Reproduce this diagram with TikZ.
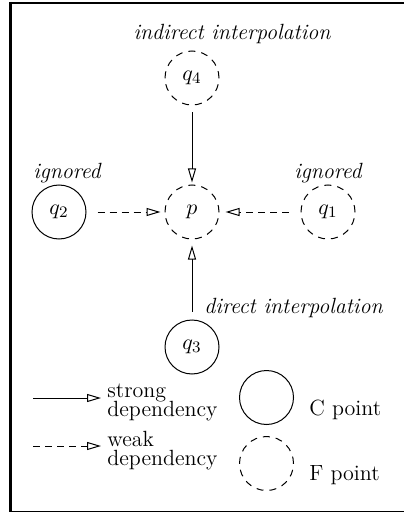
\documentclass[tikz,border=0pt]{standalone}
\usetikzlibrary{arrows.meta}
\begin{document}
\begin{tikzpicture}[x=0.5pt,y=-0.5pt,
  every node/.style={font=\fontsize{11}{13}\selectfont},
  cpt/.style={draw,circle,line width=0.5pt,minimum size=27pt,inner sep=0pt},
  fpt/.style={cpt,dash pattern=on 3.5pt off 3pt},
  lbl/.style={inner sep=0pt},
  strongdep/.style={line width=0.5pt,-{Triangle[open,length=7pt,width=4pt]}},
  weakdep/.style={strongdep,dash pattern=on 3.5pt off 2.5pt}]
\useasboundingbox (0,0) rectangle (404,513);
% frame
\draw[line width=1pt] (9,3) -- (404,3);
\draw[line width=1.5pt] (10.5,2) -- (10.5,512);
\draw[line width=0.5pt] (9,511.5) -- (404,511.5);
% points
\node[fpt] (q4) at (192,78) {$q_4$};
\node[fpt] (p) at (192,212) {$p$};
\node[cpt] (q2) at (59,212) {$q_2$};
\node[fpt] (q1) at (328,212) {$q_1$};
\node[cpt] (q3) at (192,347) {$q_3$};
% labels
\node[lbl,anchor=base] (lind) at (232,40) {\itshape indirect interpolation};
\node[lbl,anchor=base] (lign2) at (67,179) {\itshape ignored};
\node[lbl,anchor=base] (lign1) at (328,179) {\itshape ignored};
\node[lbl,anchor=base west] (ldir) at (204,313) {\itshape direct interpolation};
% connectors
\draw[strongdep,shorten <=3.5pt,shorten >=1pt] (q4) -- (p);
\draw[weakdep,shorten <=5.5pt,shorten >=2pt] (q2) -- (p);
\draw[weakdep,shorten <=6pt,shorten >=3pt] (q1) -- (p);
\draw[strongdep,shorten <=4pt,shorten >=3pt] (q3) -- (p);
% legend
\coordinate (s0) at (33,398);
\coordinate (s1) at (101,398);
\coordinate (w0) at (33,446);
\coordinate (w1) at (101,446);
\draw[strongdep] (s0) -- (s1);
\draw[weakdep] (w0) -- (w1);
\node[lbl,anchor=base west] (lstrong) at (107,416) {\vbox{\baselineskip=9.5pt\lineskiplimit=-20pt\hbox{strong}\hbox{dependency}}};
\node[lbl,anchor=base west] (lweak) at (107,465) {\vbox{\baselineskip=9.5pt\lineskiplimit=-20pt\hbox{weak}\hbox{dependency}}};
\node[cpt] (cpoint) at (266.5,397.5) {};
\node[fpt] (fpoint) at (266.5,463.5) {};
\node[lbl,anchor=base west] (lc) at (309,415) {C point};
\node[lbl,anchor=base west] (lf) at (309,480) {F point};
\end{tikzpicture}
\end{document}
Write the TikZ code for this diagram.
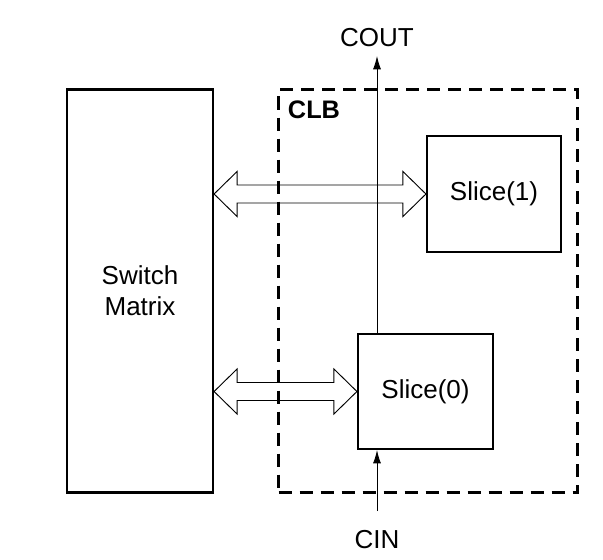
\documentclass[tikz,border=0pt]{standalone}
\usepackage{fontspec}
\setmainfont{Liberation Sans}
\usetikzlibrary{arrows.meta,calc}

% hollow two-headed bus arrow between two named points
\newcommand{\busarrow}[2]{%
  \draw[bus] (#1) -- ($(#1)+(23,-22.5)$) -- ($(#1)+(23,-9)$) -- ($(#2)+(-23,-9)$)
    -- ($(#2)+(-23,-22.5)$) -- (#2) -- ($(#2)+(-23,22.5)$) -- ($(#2)+(-23,9)$)
    -- ($(#1)+(23,9)$) -- ($(#1)+(23,22.5)$) -- cycle;}

\begin{document}
\begin{tikzpicture}[x=0.75pt,y=-0.75pt,
    every node/.style={font=\fontsize{19.5}{23}\selectfont},
    box/.style={draw,line width=1.6pt,inner sep=0pt,align=center},
    clb/.style={draw,line width=1.6pt,dash pattern=on 9.75pt off 6pt,inner sep=0pt},
    bus/.style={line width=0.7pt},
    carry/.style={line width=0.65pt,-{Latex[length=10pt,width=6pt]}}]
            \useasboundingbox (0,0) rectangle (603,560);

            \node[clb,minimum width=224.25pt,minimum height=302.25pt] (clb) at (428,291) {};
            \node[font=\fontsize{19}{22}\selectfont\bfseries] (clbl) at (314,110) {CLB};
            \node[box,minimum width=109.5pt,minimum height=302.25pt] (sw) at (140,291) {Switch\\Matrix};
            \node[box,minimum width=100.5pt,minimum height=87pt] (s1) at (494,194) {Slice(1)};
            \node[box,minimum width=101.25pt,minimum height=86.25pt] (s0) at (425.5,391.5) {Slice(0)};
            \node (cout) at (377,38) {COUT};
            \node (cin) at (377,540) {CIN};
            \coordinate (ctop) at (377,56);
            \coordinate (cbot) at (377,511);

            \coordinate (b1l) at (sw.east |- s1.west);
            \coordinate (b1r) at (s1.west);
            \coordinate (b0l) at (sw.east |- s0.west);
            \coordinate (b0r) at (s0.west);
            \busarrow{b1l}{b1r}
            \busarrow{b0l}{b0r}

            \draw[carry] (s0.north -| ctop) to (ctop);
            \draw[carry] (cbot) to (s0.south -| cbot);
        \end{tikzpicture}
\end{document}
= = = =
--- Stated problem ---
Output exactly the lines from the one containing "Write the TikZ code for this diagram." through the one containing "-- ($(#1)+(23,9)$) -- ($(#1)+(23,22.5)$)", both included, and nothing else; leave out any pictures.

--- Task response ---
Write the TikZ code for this diagram.
\documentclass[tikz,border=0pt]{standalone}
\usepackage{fontspec}
\setmainfont{Liberation Sans}
\usetikzlibrary{arrows.meta,calc}

% hollow two-headed bus arrow between two named points
\newcommand{\busarrow}[2]{%
  \draw[bus] (#1) -- ($(#1)+(23,-22.5)$) -- ($(#1)+(23,-9)$) -- ($(#2)+(-23,-9)$)
    -- ($(#2)+(-23,-22.5)$) -- (#2) -- ($(#2)+(-23,22.5)$) -- ($(#2)+(-23,9)$)
    -- ($(#1)+(23,9)$) -- ($(#1)+(23,22.5)$) -- cycle;}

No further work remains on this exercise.